Karina Fasson, da Fundação Maria Cecília Souto Vidigal, ressalta ainda que as creches surgem a partir de uma luta das mulheres. “Então ela tem esse papel também de apoiar as famílias, sobretudo famílias mais vulneráveis, para que possa haver essa inserção ou reinserção da cuidadora principal”, lembra.
Janaína ainda chama atenção para dois pontos. Segundo ela, mais do que construir creches é preciso manter elas e isso tem um custo. Além disso, em prefeituras pequenas, onde há poucos recursos, ela ressalta que é preciso fazer um planejamento para priorizar as famílias que mais precisam.
“A gente vê que várias creches começaram a ser construídas e foram paradas. Os recursos foram alocados e foram perdidos, muitas vezes foi feito de maneira desordenada.

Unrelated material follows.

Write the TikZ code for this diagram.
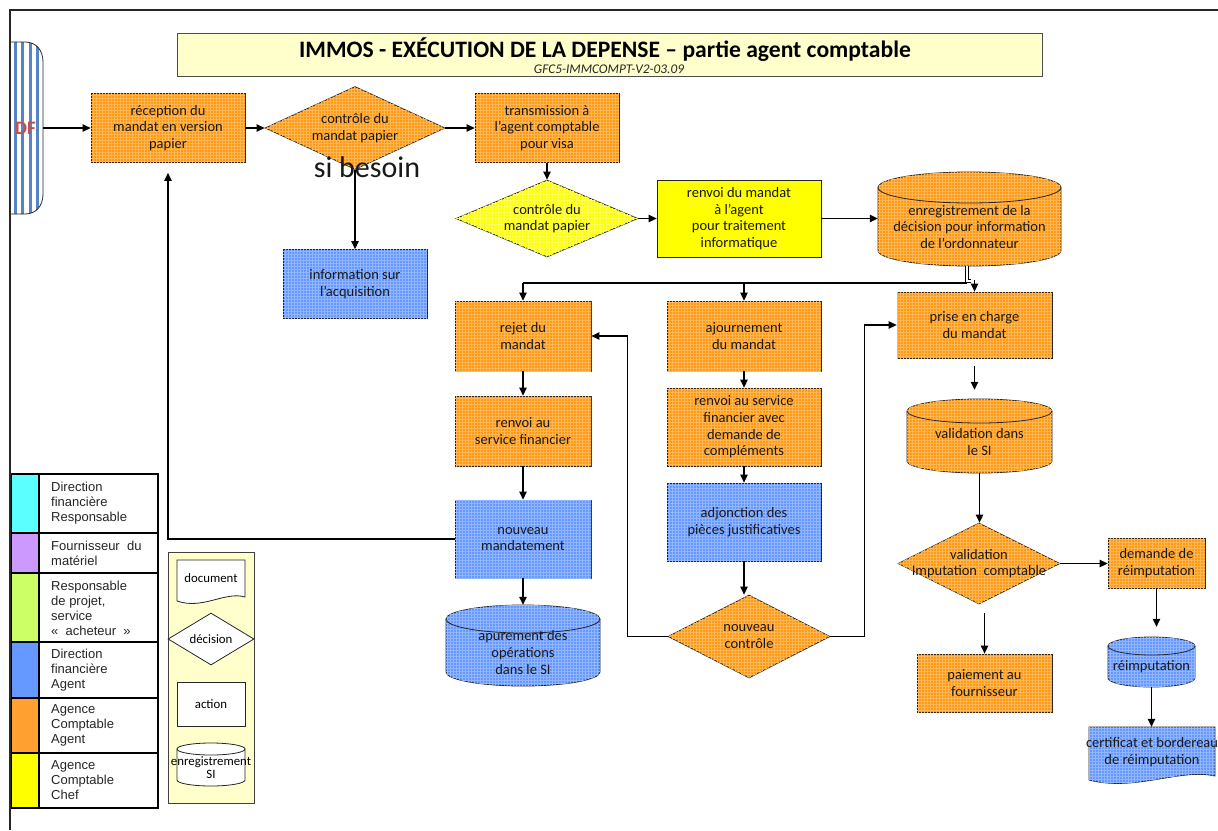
\documentclass[tikz,border=0pt]{standalone}
\usepackage{fontspec}
\setmainfont{Carlito}
\newfontfamily\arialfont{Liberation Sans}
\usetikzlibrary{shapes.geometric,arrows.meta,patterns}

\definecolor{fOrange}{HTML}{FF9A14}
\definecolor{fBlue}{HTML}{6699FF}
\definecolor{fYellow}{HTML}{FFFF00}
\definecolor{fCream}{HTML}{FFFFCC}
\definecolor{fCyan}{HTML}{5CFFFF}
\definecolor{fLilac}{HTML}{CC99FF}
\definecolor{fLime}{HTML}{CCFF66}
\definecolor{fKeyBlue}{HTML}{6699FF}
\definecolor{fKeyOrange}{HTML}{FFA030}
\definecolor{stripeBlue}{HTML}{5585C8}
\definecolor{dfRed}{HTML}{C0504D}

\newcommand\nodefont{\fontsize{14.5}{16.7}\selectfont}
\newcommand\keyfont{\fontsize{12.8}{13.5}\selectfont}
\newcommand\tablefont{\arialfont\fontsize{13}{15}\selectfont}

% drum (database) shape: name, cx, cy, width, height, lid radius, shape style, text style, text
\newcommand\drum[9]{%
  \pgfmathsetmacro\drumxa{#2-#4/2}%
  \pgfmathsetmacro\drumxb{#2+#4/2}%
  \pgfmathsetmacro\drumya{#3-#5/2+#6}%
  \pgfmathsetmacro\drumyb{#3+#5/2-#6}%
  \pgfmathsetmacro\drumrx{#4/2}%
  \path[#7] (\drumxa,\drumya) -- (\drumxa,\drumyb)
     arc[start angle=180, end angle=360, x radius=\drumrx pt, y radius=#6pt]
     -- (\drumxb,\drumya)
     arc[start angle=0, end angle=180, x radius=\drumrx pt, y radius=#6pt] -- cycle;
  \draw[outline] (\drumxa,\drumya)
     arc[start angle=180, end angle=360, x radius=\drumrx pt, y radius=#6pt];
  \node[hole, minimum width=#4pt, minimum height=#5pt] (#1) at (#2,#3) {};
  \node[#8] (#1-t) at ([yshift=-#6*0.5pt]#1.center) {#9};
}

\tikzset{
  outline/.style={draw=black!85, line width=0.8pt},
  grain/.style={postaction={pattern=grid, pattern color=#1}},
  ofill/.style={fill=fOrange, outline, grain=fOrange!72!white},
  bfill/.style={fill=fBlue, outline, grain=fBlue!72!white},
  yfill/.style={fill=fYellow, outline, grain=fYellow!65!white},
  wfill/.style={fill=white, outline},
  ntext/.style={font=\nodefont, align=center, text=black!90, inner sep=0pt},
  obox/.style={rectangle, ofill, ntext},
  bbox/.style={rectangle, bfill, ntext},
  ybox/.style={rectangle, fill=fYellow, outline, ntext},
  decide/.style={diamond, inner sep=0pt},
  hole/.style={rectangle, inner sep=0pt, draw=none},
  arr/.style={draw=black, line width=1.2pt, -{Triangle[length=8pt,width=7.5pt]}},
  ln/.style={draw=black, line width=1.2pt},
  dbl/.style={draw=black, line width=0.7pt, double=white, double distance=2.2pt},
  keytext/.style={font=\tablefont, align=left, anchor=west, inner sep=0pt, text=black!85},
  keyrule/.style={draw=black, line width=1.6pt},
}

\begin{document}
\begin{tikzpicture}[x=1pt, y=-1pt]
\useasboundingbox[fill=white] (0,0) rectangle (1218,830);

% ---- striped source drum on the left edge ----
\begin{scope}
  \clip (10.5,0) rectangle (80,830);
  \begin{scope}
    \clip (-30,42) -- (25,42) .. controls (36,42) and (43,50) .. (43,62)
       -- (43,194) .. controls (43,206) and (36,214) .. (25,214) -- (-30,214) -- cycle;
    \fill[white] (0,40) rectangle (50,220);
    \foreach \s in {6,13.5,21,28.5,36}
      \fill[stripeBlue] (\s,40) rectangle ++(3.4,180);
  \end{scope}
  \draw[outline] (-30,42) -- (25,42) .. controls (36,42) and (43,50) .. (43,62)
       -- (43,194) .. controls (43,206) and (36,214) .. (25,214) -- (-30,214);
  \node[font=\fontsize{19}{20}\selectfont\bfseries, text=dfRed, anchor=east, inner sep=0pt] (df-label) at (36,128) {DF};
\end{scope}
\coordinate (df) at (43,128);

% ---- title ----
\node[draw=black!70, line width=0.8pt, fill=fCream, minimum width=865pt, minimum height=43pt, inner sep=0pt] (title) at (609.5,54.5) {};
\node[font=\fontsize{23.6}{25}\selectfont\bfseries, inner sep=0pt] (title-main) at (605,50) {IMMOS - EXÉCUTION DE LA DEPENSE – partie agent comptable};
\node[font=\fontsize{13.3}{14}\selectfont\itshape, text=black!85, inner sep=0pt] (title-sub) at (609,69.5) {GFC5-IMMCOMPT-V2-03.09};

% ---- process boxes ----
\node[obox, minimum width=154pt, minimum height=69pt] (recep) at (168,128) {réception du\\mandat en version\\papier};
\node[decide, ofill, minimum width=180pt, minimum height=83pt] (ctrl1) at (355,128) {};
\node[ntext] (ctrl1-t) at (ctrl1) {contrôle du\\mandat papier};
\node[obox, minimum width=144pt, minimum height=69pt] (transm) at (547,128) {transmission à\\l’agent comptable\\pour visa};
\node[decide, yfill, minimum width=182pt, minimum height=77pt] (ctrl2) at (547,218.5) {};
\node[ntext] (ctrl2-t) at (ctrl2) {contrôle du\\mandat papier};
\node[ybox, minimum width=164pt, minimum height=77pt] (renvag) at (739,218.5) {renvoi du mandat\\à l’agent\\pour traitement\\informatique};
\drum{enr}{969.5}{219}{183}{94}{15.5}{ofill}{ntext}{enregistrement de la\\décision pour information\\de l’ordonnateur}
\node[bbox, minimum width=144pt, minimum height=69pt] (info) at (355,284) {information sur\\l’acquisition};

\node[obox, minimum width=136pt, minimum height=70pt] (rejet) at (523,336) {rejet du\\mandat};
\node[obox, minimum width=154pt, minimum height=70pt] (ajourn) at (744,336) {ajournement\\du mandat};
\node[obox, minimum width=155pt, minimum height=66pt] (prise) at (974.5,325) {prise en charge\\du mandat};
\node[obox, minimum width=136pt, minimum height=70pt] (renvsf) at (523,431) {renvoi au\\service financier};
\node[obox, minimum width=154pt, minimum height=78pt] (renvco) at (744,427) {renvoi au service\\financier avec\\demande de\\compléments};
\drum{valsi}{979.5}{436}{145}{74}{12}{ofill}{ntext}{validation dans\\le SI}
\node[bbox, minimum width=136pt, minimum height=78pt] (nouvmand) at (523,539) {nouveau\\mandatement};
\node[bbox, minimum width=154pt, minimum height=78pt] (adjonc) at (744,522) {adjonction des\\pièces justificatives};
\drum{apur}{523}{645.5}{154}{81}{14}{bfill}{ntext}{apurement des\\opérations\\dans le SI}
\node[decide, ofill, minimum width=162pt, minimum height=83pt] (nouvctrl) at (749,636.5) {};
\node[ntext] (nouvctrl-t) at (nouvctrl) {nouveau\\contrôle};
\node[decide, ofill, minimum width=162pt, minimum height=81pt] (valimp) at (979,563.5) {};
\node[ntext] (valimp-t) at (valimp) {validation\\Imputation\ \ comptable};
\node[obox, minimum width=97pt, minimum height=50pt] (demande) at (1156.5,563) {demande de\\réimputation};
\node[obox, minimum width=135pt, minimum height=58pt] (paiem) at (984.5,683) {paiement au\\fournisseur};
\drum{reimp}{1151.5}{662}{87}{50}{9}{bfill}{ntext}{réimputation}
\path[bfill] (1089,727) -- (1215,727) -- (1215,776)
   .. controls (1180,768) and (1135,792) .. (1089,780) -- cycle;
\node[hole, ntext, minimum width=126pt, minimum height=50pt] (cert) at (1152,752) {certificat et bordereau\\de réimputation};

% ---- connectors ----
\draw[arr] (df) -- (recep.west);
\draw[arr] (recep.east) -- (ctrl1.west);
\draw[arr] (ctrl1.east) -- (transm.west);
\draw[arr] (ctrl1.south) -- (info.north);
\draw[arr] (transm.south) -- (ctrl2.north);
\draw[arr] (ctrl2.east) -- (renvag.west);
\draw[arr] (renvag.east) -- (renvag.east -| enr.west);

\coordinate (hub) at (967,283);
\draw[ln] (hub) -- (hub -| rejet.north);
\draw[arr] (hub -| rejet.north) -- (rejet.north);
\draw[arr] (hub -| ajourn.north) -- (ajourn.north);
\draw[dbl] (enr.south -| hub) -- ([yshift=2pt]hub) -- ([xshift=4pt, yshift=2pt]hub);
\draw[arr] ([yshift=3pt]hub -| prise.north) -- (prise.north);

\draw[arr] (rejet.south) -- (renvsf.north);
\draw[arr] (renvsf.south) -- (nouvmand.north);
\draw[arr] (nouvmand.south) -- (apur.north);
\draw[arr] (nouvmand.west) -| ([yshift=-10pt]recep.south);

\draw[arr] (ajourn.south) -- (renvco.north);
\draw[arr] (renvco.south) -- (adjonc.north);
\draw[arr] (adjonc.south) -- (adjonc.south |- nouvctrl.north);
\draw[arr] (nouvctrl.west) -- ++(-40,0) |- (rejet.east);
\draw[arr] (nouvctrl.east) -- ++(34,0) |- (prise.west);

\draw[arr, shorten <=8pt, shorten >=9pt] (prise.south) -- (prise.south |- valsi.north);
\draw[arr] (valsi.south) -- (valsi.south |- valimp.north);
\draw[arr] (valimp.east) -- (valimp.east -| demande.west);
\draw[arr, shorten <=9pt] (valimp.south -| paiem.north) -- (paiem.north);
\draw[arr, shorten >=10pt] (demande.south) -- (demande.south |- reimp.north);
\draw[arr] (reimp.south) -- (reimp.south |- cert.north);

\node[font=\fontsize{30}{32}\selectfont, text=black!90, inner sep=0pt] (sibesoin) at (367,167) {si besoin};

% ---- colour key ----
\foreach \ya/\yb/\col in {474/533/fCyan, 533/573/fLilac, 573/642/fLime, 642/698/fKeyBlue, 698/753/fKeyOrange, 753/808/fYellow}
  \fill[\col] (11,\ya) rectangle (39,\yb);
\foreach \yy in {533,573,642,698,753}
  \draw[keyrule] (11,\yy) -- (158,\yy);
\draw[keyrule] (39,474) -- (39,808);
\draw[keyrule] (11,474) rectangle (158,808);
\node[keytext] (key1) at (51,503) {Direction\\financière\\Responsable};
\node[keytext] (key2) at (51,553) {Fournisseur\ \ du\\matériel};
\node[keytext] (key3) at (51,608) {Responsable\\de projet,\\service\\«\ \ acheteur\ \ »};
\node[keytext] (key4) at (51,670) {Direction\\financière\\Agent};
\node[keytext] (key5) at (51,725.5) {Agence\\Comptable\\Agent};
\node[keytext] (key6) at (51,780.5) {Agence\\Comptable\\Chef};

% ---- symbol key ----
\node[fill=fCream, draw=black!75, line width=0.8pt, minimum width=86pt, minimum height=251pt, inner sep=0pt] (symkey) at (211,677.5) {};
\path[wfill] (177,560) -- (245,560) -- (245,597)
   .. controls (225,591) and (203,610) .. (177,601) -- cycle;
\node[font=\keyfont, inner sep=0pt] (lgdoc) at (211,578) {document};
\node[decide, wfill, minimum width=86pt, minimum height=52pt] (lgdec) at (211,639) {};
\node[font=\keyfont, inner sep=0pt] (lgdec-t) at (lgdec) {décision};
\node[rectangle, wfill, font=\keyfont, minimum width=68pt, minimum height=44pt] (lgact) at (211,704) {action};
\drum{lgcyl}{211}{764.5}{68}{43}{6}{fill=white, outline}{font=\keyfont, align=center, inner sep=0pt}{enregistrement\\SI}

% ---- page frame ----
\draw[line width=1.5pt, black!85] (1218,10) -- (10,10) -- (10,830);
\end{tikzpicture}
\end{document}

Tem que entender quem está demandando. Às vezes a creche é construída longe de quem precisa acessar. A política pública eficiente tem que ser coordenada com a demanda da sociedade”, explica.
Creche é mais do que cuidado
Para além de ser um apoio para os pais que precisam trabalhar, as creches também trazem inúmeros benefícios para a primeira infância, que é a fase entre zero e seis anos.
Segundo relatório global do Unicef (Fundo das Nações Unidas para a Infância), as crianças matriculadas na educação infantil têm duas vezes mais probabilidade de adquirirem habilidades básicas de alfabetização e matemática, em comparação às que não participaram dessa etapa. Além disso, elas são menos propensas à repetência ou ao abandono escolar.
“A creche também cumpre um papel, por exemplo, de alimentação saudável, tem um papel importante também de proteção, quando a gente pensa que as crianças nessa faixa etária, a maior parte da violência que sofre tem a ver com o ambiente doméstico”, completa Karina Fasson.